Top aides to the leaders of North and South Korea are meeting at the Panmunjom truce village straddling their border raising hopes for an end to a standoff that put the two sides on the brink of armed conflict.
The meeting is taking place before North Korea's previously set ultimatum demanding that the South halt its loudspeaker propaganda broadcasts along the border or face military action.
Tension on the Korean peninsula has been running high since an exchange of artillery fire on Thursday, prompting calls for calm from the United Nations, the United States and the North's lone major ally, China.
South Korea's military remained on high alert despite the announced talks, a defence ministry official said.
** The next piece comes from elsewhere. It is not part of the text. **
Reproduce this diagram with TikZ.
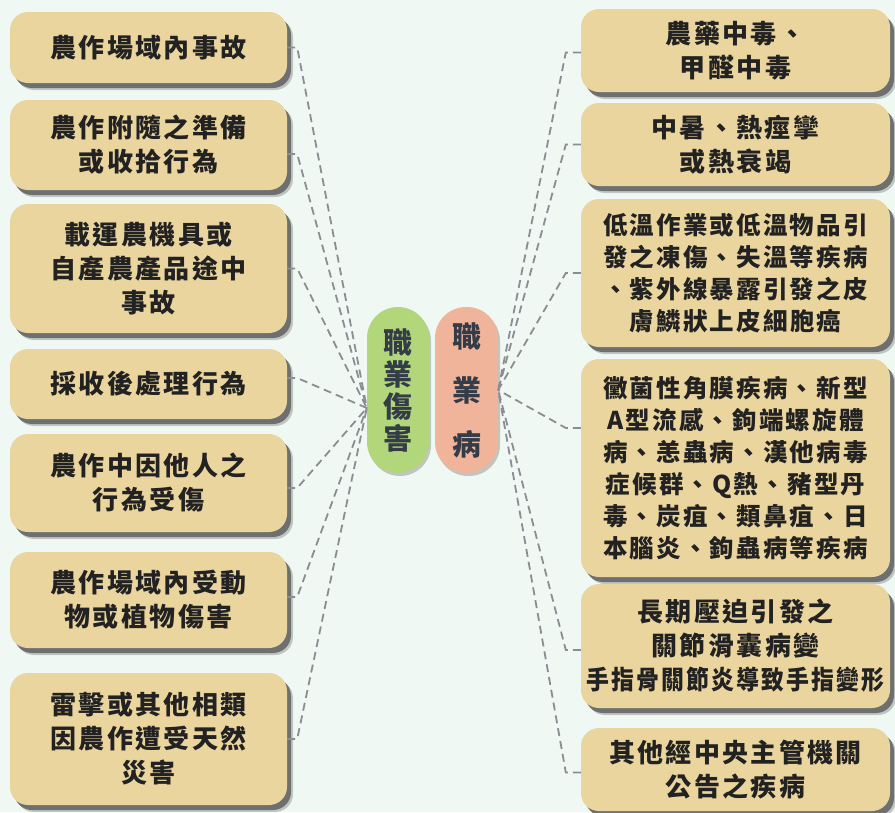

South Korean President Park Geun-hye's national security adviser and unification minister will meet Hwang Pyong So, the top military aide to North Korean leader Kim Jong Un, and a senior official who handles inter-Korean affairs at 6pm Seoul time (10am Irish time)
"The South and the North agreed to hold contact related to the ongoing situation in South-North relations," Kim Kyou-hyun, the presidential Blue House's deputy national security adviser, said in a televised briefing.
Pyongyang made an initial proposal yesterday for a meeting,and Seoul made a revised proposal on today seeking Mr Hwang's attendance, Mr Kim said.
"They need to come up with some sort of an agreement where both sides have saved face. That would be the trick," said James Kim, a research fellow at the Asan Institute for Policy Studies in Seoul.
"North Korea will probably demand that the broadcasts be cut, and they may even come to an impasse on that issue."
North Korea, technically still at war with the South after their 1950-53 conflict ended in a truce, not a peace treaty, had declared a "quasi-state of war" in front-line areas and set the deadline for Seoul to halt the broadcasts from loudspeakers placed along the border.
"The situation on the Korean peninsula is now inching close to the brink of a war due to the reckless provocations made by the south Korean military war hawks," the North's KCNA news agency said earlier.
Seoul had said it would continue the broadcasts unless the North accepted responsibility for landmine explosions this month in the Demilitarised Zone (DMZ) that wounded two South Korean soldiers. Pyongyang denies it planted the mines.
South Korean Vice Defence Minister Baek Seung-joo said yesterday his government expected North Korea to fire at some of the 11 sites where Seoul has set up loudspeakers.
The United States, which has 28,500 military personnel based in South Korea, said on Friday it had resumed its annual joint military exercises there after a temporary halt to coordinate with Seoul over the shelling from North Korea.
The drills, code-named Ulchi Freedom Guardian, began on Monday and run until next Friday. North Korea regularly condemns the manoeuvres as a preparation for war.
Four South Korean and four US fighter jets flew in a joint sortie over the South today, an official at the South's office of the Joint Chiefs of Staff said by telephone, as thousands of South Korean villagers living near the border were evacuated into shelters.